» Your instructions: Give the listing again exactly, omitting its images.

# START OF Dataset extract

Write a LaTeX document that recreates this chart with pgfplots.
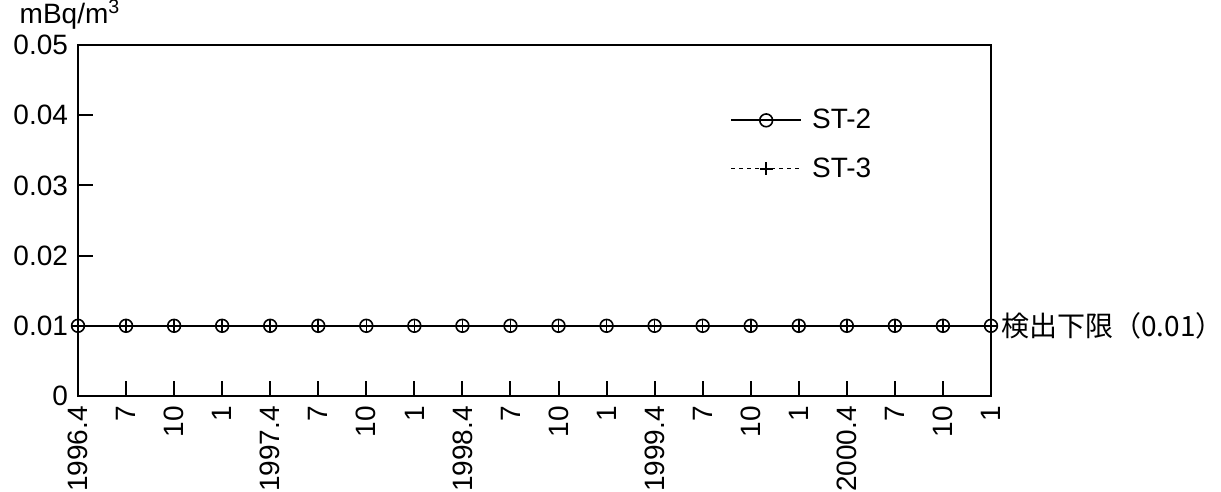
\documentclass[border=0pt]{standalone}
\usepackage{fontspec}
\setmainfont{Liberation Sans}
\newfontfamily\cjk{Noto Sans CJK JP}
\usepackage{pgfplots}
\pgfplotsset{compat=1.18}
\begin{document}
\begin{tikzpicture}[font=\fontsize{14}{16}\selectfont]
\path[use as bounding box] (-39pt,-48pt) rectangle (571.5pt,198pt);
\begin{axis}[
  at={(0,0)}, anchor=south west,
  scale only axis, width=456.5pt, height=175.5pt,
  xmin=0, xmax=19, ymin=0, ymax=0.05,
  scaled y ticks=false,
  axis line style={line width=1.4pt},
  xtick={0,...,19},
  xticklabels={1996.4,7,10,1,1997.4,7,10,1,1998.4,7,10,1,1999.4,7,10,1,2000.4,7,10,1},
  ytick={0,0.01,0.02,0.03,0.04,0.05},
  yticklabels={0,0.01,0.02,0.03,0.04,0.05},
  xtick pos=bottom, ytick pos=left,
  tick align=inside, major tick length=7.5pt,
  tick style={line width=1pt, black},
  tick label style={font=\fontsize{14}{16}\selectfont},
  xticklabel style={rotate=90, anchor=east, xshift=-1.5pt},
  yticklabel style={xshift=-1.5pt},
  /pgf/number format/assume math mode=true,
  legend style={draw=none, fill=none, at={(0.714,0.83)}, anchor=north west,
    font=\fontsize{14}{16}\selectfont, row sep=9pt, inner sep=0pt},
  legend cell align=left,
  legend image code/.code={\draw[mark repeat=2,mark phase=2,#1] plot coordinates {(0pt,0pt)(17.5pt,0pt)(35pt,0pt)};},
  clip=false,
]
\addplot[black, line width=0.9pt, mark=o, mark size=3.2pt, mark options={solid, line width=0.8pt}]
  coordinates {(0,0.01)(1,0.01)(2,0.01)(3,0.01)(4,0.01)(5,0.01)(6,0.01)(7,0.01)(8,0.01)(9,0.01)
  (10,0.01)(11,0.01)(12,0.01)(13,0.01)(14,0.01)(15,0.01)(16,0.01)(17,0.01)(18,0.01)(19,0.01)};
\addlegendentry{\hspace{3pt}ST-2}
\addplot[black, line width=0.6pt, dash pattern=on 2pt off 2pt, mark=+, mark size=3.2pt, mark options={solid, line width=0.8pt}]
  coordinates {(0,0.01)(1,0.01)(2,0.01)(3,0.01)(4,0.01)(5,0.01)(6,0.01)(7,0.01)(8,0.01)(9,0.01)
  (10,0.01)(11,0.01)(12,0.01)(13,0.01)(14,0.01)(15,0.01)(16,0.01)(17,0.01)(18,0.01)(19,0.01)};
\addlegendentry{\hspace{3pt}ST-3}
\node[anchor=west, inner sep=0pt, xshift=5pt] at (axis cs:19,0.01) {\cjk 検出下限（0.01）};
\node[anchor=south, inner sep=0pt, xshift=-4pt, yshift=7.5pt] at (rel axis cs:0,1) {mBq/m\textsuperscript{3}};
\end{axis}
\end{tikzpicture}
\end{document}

# END OF Dataset extract

» Result for this task:
Write a LaTeX document that recreates this chart with pgfplots.
\documentclass[border=0pt]{standalone}
\usepackage{fontspec}
\setmainfont{Liberation Sans}
\newfontfamily\cjk{Noto Sans CJK JP}
\usepackage{pgfplots}
\pgfplotsset{compat=1.18}
\begin{document}
\begin{tikzpicture}[font=\fontsize{14}{16}\selectfont]
\path[use as bounding box] (-39pt,-48pt) rectangle (571.5pt,198pt);
\begin{axis}[
  at={(0,0)}, anchor=south west,
  scale only axis, width=456.5pt, height=175.5pt,
  xmin=0, xmax=19, ymin=0, ymax=0.05,
  scaled y ticks=false,
  axis line style={line width=1.4pt},
  xtick={0,...,19},
  xticklabels={1996.4,7,10,1,1997.4,7,10,1,1998.4,7,10,1,1999.4,7,10,1,2000.4,7,10,1},
  ytick={0,0.01,0.02,0.03,0.04,0.05},
  yticklabels={0,0.01,0.02,0.03,0.04,0.05},
  xtick pos=bottom, ytick pos=left,
  tick align=inside, major tick length=7.5pt,
  tick style={line width=1pt, black},
  tick label style={font=\fontsize{14}{16}\selectfont},
  xticklabel style={rotate=90, anchor=east, xshift=-1.5pt},
  yticklabel style={xshift=-1.5pt},
  /pgf/number format/assume math mode=true,
  legend style={draw=none, fill=none, at={(0.714,0.83)}, anchor=north west,
    font=\fontsize{14}{16}\selectfont, row sep=9pt, inner sep=0pt},
  legend cell align=left,
  legend image code/.code={\draw[mark repeat=2,mark phase=2,#1] plot coordinates {(0pt,0pt)(17.5pt,0pt)(35pt,0pt)};},
  clip=false,
]
\addplot[black, line width=0.9pt, mark=o, mark size=3.2pt, mark options={solid, line width=0.8pt}]
  coordinates {(0,0.01)(1,0.01)(2,0.01)(3,0.01)(4,0.01)(5,0.01)(6,0.01)(7,0.01)(8,0.01)(9,0.01)
  (10,0.01)(11,0.01)(12,0.01)(13,0.01)(14,0.01)(15,0.01)(16,0.01)(17,0.01)(18,0.01)(19,0.01)};
\addlegendentry{\hspace{3pt}ST-2}
\addplot[black, line width=0.6pt, dash pattern=on 2pt off 2pt, mark=+, mark size=3.2pt, mark options={solid, line width=0.8pt}]
  coordinates {(0,0.01)(1,0.01)(2,0.01)(3,0.01)(4,0.01)(5,0.01)(6,0.01)(7,0.01)(8,0.01)(9,0.01)
  (10,0.01)(11,0.01)(12,0.01)(13,0.01)(14,0.01)(15,0.01)(16,0.01)(17,0.01)(18,0.01)(19,0.01)};
\addlegendentry{\hspace{3pt}ST-3}
\node[anchor=west, inner sep=0pt, xshift=5pt] at (axis cs:19,0.01) {\cjk 検出下限（0.01）};
\node[anchor=south, inner sep=0pt, xshift=-4pt, yshift=7.5pt] at (rel axis cs:0,1) {mBq/m\textsuperscript{3}};
\end{axis}
\end{tikzpicture}
\end{document}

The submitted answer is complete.